The end of last year has brought many lasting changes to the Roma-Ashkali/Egyptian (former) refugee community in Konik.
The photos below represent what once used to be the refugee camp Konik 1. While most of you who do not spend your every day in Konik probably (and rightfully) have had hard time figuring that out, it is only to say that Konik as we used to know it does not exist anymore. The process that has been started little over two years ago is about to be finished soon.
It all started with the first 5 buildings being built for the inhabitants of Konik 2 who moved into the apartments for the New Year of 2016. Immediately after, the building program funded by the EU has continued with the goal of providing new, better housing for all of the refugee population in Konik. As the result of that, at the end of this year 10 more buildings were completed and 5 more are about to be built. For the moment, vast majority of Konik 2 and Konik 1 inhabitants have moved into new apartments, with perhaps little over a dozen families still being on a “waiting list” due to some legal/paperwork issues or possibility of them returning to Kosovo. On the other hand, the status of non-Roma refugees from Bosnia and Croatia still remains unclear.
While moving into new apartments has brought a lot of joy, it has also raised a lot of concerns. The truth is that regardless of how miserable life in the refugee camps was, it has also provided a shelter from many things, such as responsibility of paying bills (truth to be told, people had to pay for some of their electric bills in the last couple of years while they were in the camp), taking care of stairways and other common spaces, etc.

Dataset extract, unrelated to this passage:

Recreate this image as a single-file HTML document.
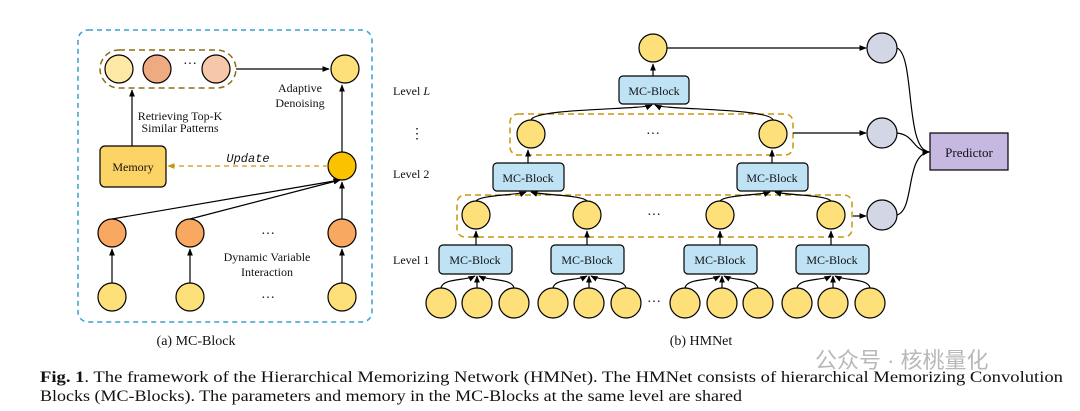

On the top of that, another cold shower people experienced was when they actually realized that “their” apartments DO NOT actually belong to them, that the real owner of the apartments is the City of Podgorica and they are only tenants! I can still remember the excitement Konik 2 people had when they were first moving into the apartments and how it had gradually turned into worry and anxiety of the next electric, water, garbage removal and rent bills. Konik 1 population is still only to experience the same.
The painful and yet sobering process has taken a few casualties. Among the former Konik 2 people, there are several families that are seriously considering returning to Kosovo sometimes this year. The new lifestyle with all the strings/bills attached is too heavy to cary. The time will tell what will happen with those from Konik 1.
Please pray for everyone involved in this situation: the people, authorities, governmental and international agencies…. Pray that all the future development takes place according to His will and that no one acts out of fear, anxiety, prejudice or selfishness. Pray that His Kingdom grows in Konik and that He makes all things right for all. Pray that we (re)discover our role and calling in all of it.